Give the People What They Want

By Malcolm Fleschner

Is it true, as Cyndi Lauper used to sing back in the 80s, that money changes everything? Based on the cash incentive programs of many sales organizations, some would certainly say yes. But as sales trainer and consultant Kelley Robertson (www.robertsontraininggroup.com) points out, money alone is often a lackluster motivator. He notes that when employees are asked to name the issues that drive their performance, the top three are typically respect, a sense of accomplishment and recognition.

So how can you use this information to get the most out of your hard-working sales staff? Robertson offers seven suggestions:

1. Get ‘Em Involved
People want to be involved in the success of the company for which they work. Let your employees know that you welcome their ideas and input for growing the business. Involved team members tend to buy in faster and resist less.

2. Communicate
In business, there is almost no such thing as "over communicating." Give your people regular updates on how business is progressing and how well they’re doing individually. Memos, emails, phone calls, meals and meetings offer a range of communication options for you to leverage. Keep your people apprised of current challenges, accept their feedback with a smile and correct behaviors you feel have become counterproductive. Too many employees in the corporate world never receive any feedback on their performance.

3. Recognize What’s Working
When you catch people doing things right, whether individually or as a team, let them know. Celebrate their success. Give reinforcement, offer awards, write about achievements in the company newsletter. Whenever possible, have a senior executive sign a note of thanks or congratulations.

Make a point to recognize someone every day. Post performance charts on the wall, throw impromptu celebratory pizza parties, pass out plaques or certificates – whatever you feel most comfortable with. The point is that you do it.

4. Elevate Expectations
Set ambitious, but realistically attainable goals and your team will likely work hard to achieve them. Communicate your goals in advance, and keep folks updated regularly on what progress they’re making.
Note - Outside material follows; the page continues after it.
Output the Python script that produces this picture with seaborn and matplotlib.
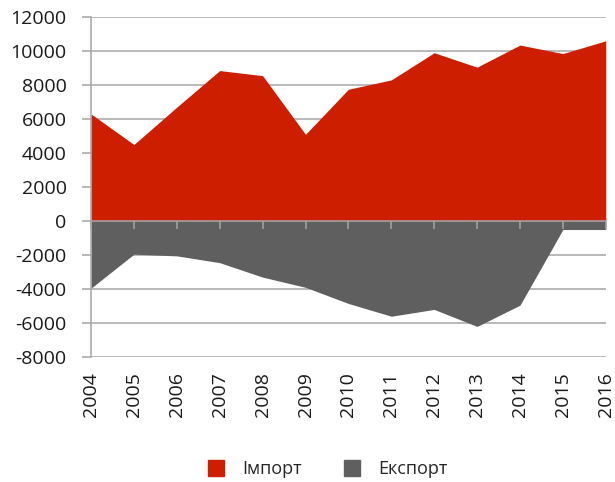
import numpy as np
import matplotlib
matplotlib.use('Agg')
import matplotlib.pyplot as plt
from matplotlib.lines import Line2D
import seaborn as sns

sns.set_style('white')
plt.rcParams['font.family'] = ['Open Sans', 'DejaVu Sans']
plt.rcParams['axes.unicode_minus'] = False

years = [2004, 2005, 2006, 2007, 2008, 2009, 2010, 2011, 2012, 2013, 2014, 2015, 2016]
imports = [6300, 4500, 6700, 8850, 8550, 5100, 7750, 8300, 9900, 9050, 10350, 9850, 10600]
exports = [-3950, -1950, -2050, -2450, -3300, -3900, -4850, -5600, -5200, -6200, -4950, -500, -500]
series_names = ['Імпорт', 'Експорт']
colors = ['#CD1E00', '#5F5F5F']
grid_col = '#A6A6A6'

fig = plt.figure(figsize=(6.15, 4.82), dpi=100)
ax = fig.add_axes([0.148, 0.2593, 0.837, 0.7054])

ax.fill_between(years, 0, imports, color=colors[0], linewidth=0, zorder=2)
ax.fill_between(years, 0, exports, color=colors[1], linewidth=0, zorder=2)

ax.set_xlim(years[0], years[-1])
ax.set_ylim(-8000, 12000)
ax.set_yticks(np.arange(-8000, 12001, 2000))
ax.grid(axis='y', color=grid_col, linewidth=1.1, zorder=1)
ax.grid(axis='x', visible=False)

for s in ['top', 'right', 'bottom']:
    ax.spines[s].set_visible(False)
ax.spines['left'].set_color(grid_col)
ax.spines['left'].set_linewidth(1.1)

ax.tick_params(axis='y', which='major', direction='out', length=6.5, width=1.1,
               color=grid_col, labelsize=14, labelcolor='#1a1a1a', pad=11, left=True)
ax.set_xticks(years)
ax.set_xticklabels([str(y) for y in years], rotation=90)
ax.tick_params(axis='x', length=0, labelsize=14, labelcolor='#1a1a1a', pad=11)

# horizontal axis line drawn at zero, with its tick marks
zero_ax = ax.secondary_xaxis(8000 / 20000)
zero_ax.set_xticks(years)
zero_ax.set_xticklabels([])
zero_ax.tick_params(direction='out', length=6, width=1.1, color=grid_col)
zero_ax.spines['bottom'].set_color(grid_col)
zero_ax.spines['bottom'].set_linewidth(1.1)
zero_ax.set_zorder(3)

handles = [Line2D([], [], marker='s', linestyle='none', markersize=11, color=c) for c in colors]
fig.legend(handles, series_names, loc='center', bbox_to_anchor=(0.525, 0.027), ncol=2,
           frameon=False, fontsize=13, handletextpad=0.45, columnspacing=1.8)

fig.savefig('out.png', dpi=100)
5. Give Them What They Need
A surefire way to undermine your team’s efforts to achieve the goals you set is to neglect to give them the support and tools they need. Some of these tools may include equipment, internal support, inventory, marketing materials and training. Don’t let frustration build because you’ve inadequately outfitted your team members.

6. Address What’s Not Working
You owe it to your organization and all team members to manage individuals who aren’t performing up to expectations. Don’t ignore the problem and hope it will go away on its own. It never does, and the result is a loss of profitability, diminished morale and increased turnover. To deal with low performers, use the B.E.S.T. approach:

  • Begin with the situation. "Sam, when we conduct weekly sales meetings and you’re consistently late…"
  • Express the result. "…it causes problems because everyone is held to the same standard, and you’re not respecting that."
  • State the desired change. "In the future, I expect you to arrive and be ready for the meeting at 8:30 every Monday. This means you need to be in the front door by 8:20."
  • Tell them the consequence. "If this behavior isn’t corrected, I’ll be forced to take further action."


7. Lead With Your Actions
You set the tone for everyone who works for you. If you expect people to be motivated and enthusiastic, you need to be motivated and enthusiastic. Treat your people with dignity and respect, and that’s how they’ll treat each other.